Tal vez todo se reduce a que estamos viviendo tiempos de incuria, definida en el diccionario como abandono o falta de cuidado. Es decir, dejadez. Nuestro vocabulario se va simplificando, se acorta en variedad y nos faltan palabras para conceptuar lo que está ocurriendo; igual por ello no somos capaces de remediarlo.
Esa apatía o desidia parece extenderse desde el cuerpo político al cuerpo social como un tumor en fase avanzada. Y, así, por ejemplo, perdemos precisión y rigor en el pensamiento de base (solo hay que navegar un minuto por alguna de las redes sociales, o fijarse en una gran cantidad de los libros que se publican); a partir de ahí, vendría todo lo demás, o tal vez lo demás sea causa de este otro mal del raciocinio, que no lo tengo claro.
La incuria en el cuerpo político, o más bien en los políticos, podría ser secuela de la oclocracia que nos invade, que provendría, por su parte, del método utilizado para seleccionar a quienes gestionan nuestros asuntos. No me refiero al voto, sino a algo más sutil y endiablado, porque los hombres y mujeres a los que votamos o no votamos han llegado ahí por la selección natural, o lucha por la vida, dentro de sus partidos o agrupaciones electorales, lo que no garantiza el éxito de los más honestos, sino más bien de los competidores sin demasiadas barreras morales.

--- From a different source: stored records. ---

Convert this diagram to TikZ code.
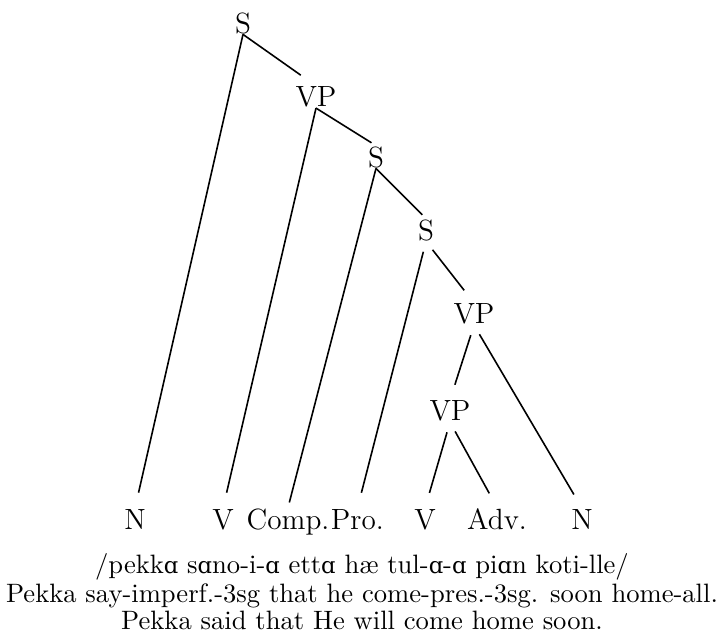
\documentclass[tikz,border=0pt]{standalone}
\usepackage{fontspec}
\newfontfamily\ipafont[Scale=0.85]{DejaVu Serif}
\newcommand{\scripta}{{\ipafont ɑ}}
\usetikzlibrary{positioning}

\begin{document}
\begin{tikzpicture}[x=0.376pt, y=-0.376pt, line width=0.6pt,
    cat/.style={font=\fontsize{11}{13}\selectfont, inner sep=0pt},
    leaf/.style={font=\fontsize{11}{13}\selectfont, inner sep=0pt, anchor=base},
    branch/.style={shorten >=6pt},
    low/.style={shorten <=4pt},
    gloss/.style={font=\normalsize, inner sep=0pt, anchor=base}]
  \useasboundingbox (0,0) rectangle (723,638);
  % ================================================================ phrase nodes
  \node[cat] (s1) at (243,23) {S};
  \node[cat] (vp1) at (316,97) {VP};
  \node[cat] (s2) at (376,157) {S};
  \node[cat] (s3) at (426,230) {S};
  \node[cat] (vp2) at (474,314) {VP};
  \node[cat] (vp3) at (450,411) {VP};
  % ================================================================ leaves
  \node[leaf] (n1) at (135,529) {N};
  \node[leaf] (v1) at (223,529) {V};
  \node[leaf] (comp) at (288,529) {Comp.};
  \node[leaf, base right=0pt of comp] (pro) {Pro.};
  \node[leaf] (v2) at (425,529) {V};
  \node[leaf] (adv) at (497,529) {Adv.};
  \node[leaf] (n2) at (582,529) {N};
  % ================================================================ branches
  \draw[branch] (s1.south) -- (n1.north);
  \draw[shorten >=7pt] (s1.south) -- (vp1.north);
  \draw[branch] (vp1.south) -- (v1.north);
  \draw[shorten >=2pt] (vp1.south) -- (s2.north);
  \draw[shorten >=2pt] (s2.south) -- (comp.north);
  \draw[shorten >=2pt] (s2.south) -- (s3.north);
  \draw[branch, low] (s3.south) -- (pro.north);
  \draw[branch, low] (s3.south) -- (vp2.north);
  \draw[branch, low] (vp2.south) -- (vp3.north);
  \draw[branch, low] (vp2.south) -- (n2.north);
  \draw[branch, low] (vp3.south) -- (v2.north);
  \draw[branch, low] (vp3.south) -- (adv.north);
  % ================================================================ gloss
  \node[gloss] (form) at (362,573) {/pekk\scripta{} s\scripta{}no-i-\scripta{} ett\scripta{} hæ tul-\scripta-\scripta{} pi\scripta{}n koti-lle/};
  \node[gloss] (morph) at (362,602) {Pekka say-imperf.-3sg that he come-pres.-3sg. soon home-all.};
  \node[gloss] (trans) at (362,629) {Pekka said that He will come home soon.};
\end{tikzpicture}
\end{document}
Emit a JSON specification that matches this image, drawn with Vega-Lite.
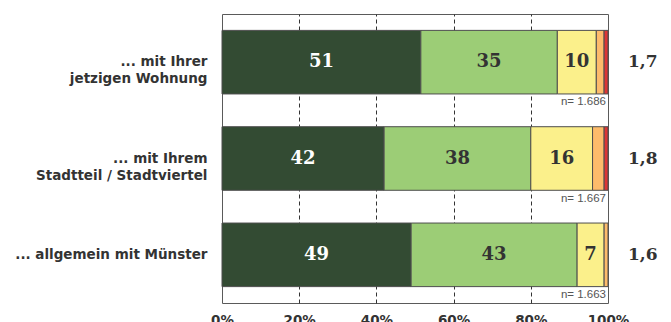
{
  "$schema": "https://vega.github.io/schema/vega-lite/v6.json",
  "width": 386,
  "height": 289,
  "autosize": {"type": "none"},
  "padding": {"left": 222, "top": 14, "right": 63, "bottom": 19},
  "background": "white",
  "config": {
    "view": {"stroke": "#5a5a5a", "strokeWidth": 1},
    "font": "DejaVu Sans"
  },
  "datasets": {
    "anteile": [
      {"cat": "... mit Ihrer|jetzigen Wohnung", "stufe": 1, "pct": 51},
      {"cat": "... mit Ihrer|jetzigen Wohnung", "stufe": 2, "pct": 35},
      {"cat": "... mit Ihrer|jetzigen Wohnung", "stufe": 3, "pct": 10},
      {"cat": "... mit Ihrer|jetzigen Wohnung", "stufe": 4, "pct": 2},
      {"cat": "... mit Ihrer|jetzigen Wohnung", "stufe": 5, "pct": 1},
      {"cat": "... mit Ihrem|Stadtteil / Stadtviertel", "stufe": 1, "pct": 42},
      {"cat": "... mit Ihrem|Stadtteil / Stadtviertel", "stufe": 2, "pct": 38},
      {"cat": "... mit Ihrem|Stadtteil / Stadtviertel", "stufe": 3, "pct": 16},
      {"cat": "... mit Ihrem|Stadtteil / Stadtviertel", "stufe": 4, "pct": 3},
      {"cat": "... mit Ihrem|Stadtteil / Stadtviertel", "stufe": 5, "pct": 1},
      {"cat": "... allgemein mit Münster", "stufe": 1, "pct": 49},
      {"cat": "... allgemein mit Münster", "stufe": 2, "pct": 43},
      {"cat": "... allgemein mit Münster", "stufe": 3, "pct": 7},
      {"cat": "... allgemein mit Münster", "stufe": 4, "pct": 1}
    ],
    "kennwerte": [
      {"cat": "... mit Ihrer|jetzigen Wohnung", "mittel": "1,7", "n": "n= 1.686"},
      {"cat": "... mit Ihrem|Stadtteil / Stadtviertel", "mittel": "1,8", "n": "n= 1.667"},
      {"cat": "... allgemein mit Münster", "mittel": "1,6", "n": "n= 1.663"}
    ]
  },
  "layer": [
    {
      "data": {"name": "anteile"},
      "transform": [
        {"stack": "pct", "groupby": ["cat"], "sort": [{"field": "stufe", "order": "ascending"}], "offset": "normalize", "as": ["x0", "x1"]}
      ],
      "mark": {"type": "bar", "stroke": "#4d4d4d", "strokeWidth": 1},
      "encoding": {
        "y": {
          "field": "cat",
          "type": "nominal",
          "scale": {
            "domain": ["... mit Ihrer|jetzigen Wohnung", "... mit Ihrem|Stadtteil / Stadtviertel", "... allgemein mit Münster"],
            "paddingInner": 0.34,
            "paddingOuter": 0.17
          },
          "axis": {
            "title": null,
            "domain": false,
            "ticks": false,
            "labelPadding": 15,
            "labelFont": "DejaVu Sans",
            "labelFontWeight": "bold",
            "labelFontSize": 13.5,
            "labelColor": "#333333",
            "labelLineHeight": 17,
            "labelLimit": 300,
            "labelExpr": "split(datum.label, '|')"
          }
        },
        "x": {
          "field": "x0",
          "type": "quantitative",
          "scale": {"domain": [0, 1], "nice": false},
          "axis": {
            "title": null,
            "values": [0, 0.2, 0.4, 0.6, 0.8, 1],
            "format": ".0%",
            "domain": false,
            "ticks": false,
            "grid": true,
            "gridDash": [4, 3],
            "gridColor": "#333333",
            "gridWidth": 1,
            "gridOpacity": {"condition": {"test": "datum.value == 0 || datum.value == 1", "value": 0}, "value": 1},
            "labelFlush": false,
            "labelPadding": 10,
            "labelFont": "DejaVu Sans",
            "labelFontWeight": "bold",
            "labelFontSize": 13.5,
            "labelColor": "#333333"
          }
        },
        "x2": {"field": "x1"},
        "color": {
          "field": "stufe",
          "type": "ordinal",
          "scale": {"domain": [1, 2, 3, 4, 5], "range": ["#334b33", "#9ccd76", "#fbf08b", "#fdbb6b", "#dd3535"]},
          "legend": null
        }
      }
    },
    {
      "data": {"name": "anteile"},
      "transform": [
        {"stack": "pct", "groupby": ["cat"], "sort": [{"field": "stufe", "order": "ascending"}], "offset": "normalize", "as": ["x0", "x1"]},
        {"filter": "datum.pct >= 5"},
        {"calculate": "(datum.x0 + datum.x1) / 2", "as": "xmid"}
      ],
      "mark": {"type": "text", "font": "DejaVu Serif", "fontWeight": "bold", "fontSize": 18, "baseline": "middle", "align": "center"},
      "encoding": {
        "y": {"field": "cat", "type": "nominal"},
        "x": {"field": "xmid", "type": "quantitative"},
        "text": {"field": "pct", "type": "quantitative"},
        "color": {"condition": {"test": "datum.stufe == 1", "value": "white"}, "value": "#333333"}
      }
    },
    {
      "data": {"name": "kennwerte"},
      "mark": {"type": "text", "font": "Liberation Sans", "fontSize": 11.5, "color": "#555555", "align": "right", "baseline": "middle", "dx": -2, "dy": 40},
      "encoding": {
        "y": {"field": "cat", "type": "nominal"},
        "x": {"datum": 1, "type": "quantitative"},
        "text": {"field": "n"}
      }
    },
    {
      "data": {"name": "kennwerte"},
      "mark": {"type": "text", "font": "DejaVu Serif", "fontWeight": "bold", "fontSize": 17, "color": "#333333", "align": "left", "baseline": "middle", "dx": 20},
      "encoding": {
        "y": {"field": "cat", "type": "nominal"},
        "x": {"datum": 1, "type": "quantitative"},
        "text": {"field": "mittel"}
      }
    }
  ]
}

En relación con ello, y ya en tiempos de la “Transición”, alguien, en una especie de tertulia universitaria, propuso que nuestros representantes se eligiesen por sorteo rotatorio, pero fue apabullado por quienes defendían la llegada a las instituciones de gentes con contenido político, esto es, delimitados a través de la partitocracia. Nunca las élites políticas, ni las de aquí ni las de allá, destacaron por la excelencia, pero no hay duda de que el nivel ha bajado exponencialmente en solo dos o tres décadas. ¿Consecuencia? La incuria o inacción, que se ha ido instalando como modo de actuación cuando surge un problema grave; acostumbrados a la pura propaganda y al postureo ideológico, así como a que las cosas vayan fluyendo por sí solas, aunque luego quienes así operan se apropien de los resultados cuando se presentan propicios, los dirigentes de la cosa pública se ven rebasados si, de pronto, hay que solucionar problemas reales. Se ponen entonces de perfil o muestran una expresión de incredulidad, como preguntándose: ¿pero es que tendríamos que hacer algo? No es nuevo; se atribuye al viejo Giulio Andreotti aquello de que “gobernar no consiste en solucionar problemas, sino en hacer callar a los que los provocan”.
Dicha incuria se extiende al resto del cuerpo social, cuya dejadez respecto a lo que pasa es creciente. Vivimos el tiempo de cada día adaptándonos a un entorno político y social de calidad menguante y vamos dejando que el declinar vaya fluyendo, tal vez por pereza o idiosincrasia, no lo sé. Pero todos somos responsables. Aquellos que rigen Estados y administraciones nos representan no solo desde el punto de vista jurídico-político o legal, sino también como expresión y reflejo nuestro, pues de entre nosotros emanan; si tienden a la incuria, e incluso a la corrupción, es porque tendemos, en general, a la incuria y la corrupción. No es que tengamos los gobernantes que merecemos, es que ellos son nosotros. Así pues, la desgana del cuerpo social empieza a estar en el origen de la del cuerpo político; quizá en un principio hubo eso que llaman retroalimentación, pero, ahora mismo, empezamos a ser culpables.
Thomas Jefferson, al igual que otros ilustrados y que otros padres de la democracia americana, desconfiaba tanto del pueblo como de sus gobernantes. Dejó escrito: “Ahí donde cada hombre tome parte en la dirección de su república de distrito, o de algunas de las de nivel superior, y sienta que es partícipe del gobierno de las cosas no solamente un día de elecciones al año, sino cada día; cuando no haya ni un hombre en el Estado que no sea un miembro de sus consejos, mayores o menores, antes se dejará arrancar el corazón del cuerpo que dejarse arrebatar el poder por un César o un Bonaparte”.
No parece nuestro caso, ni lo preponderante en las democracias actuales. Estamos a otras cosas y dejamos la tramitación de lo público y colectivo a los especialistas o políticos. Además, no se advierte que haya hoy césares ni bonapartes; más bien, mediocres aprendices de dictador nacidos de la oclocracia gracias a la dejadez y a la incuria ya citadas.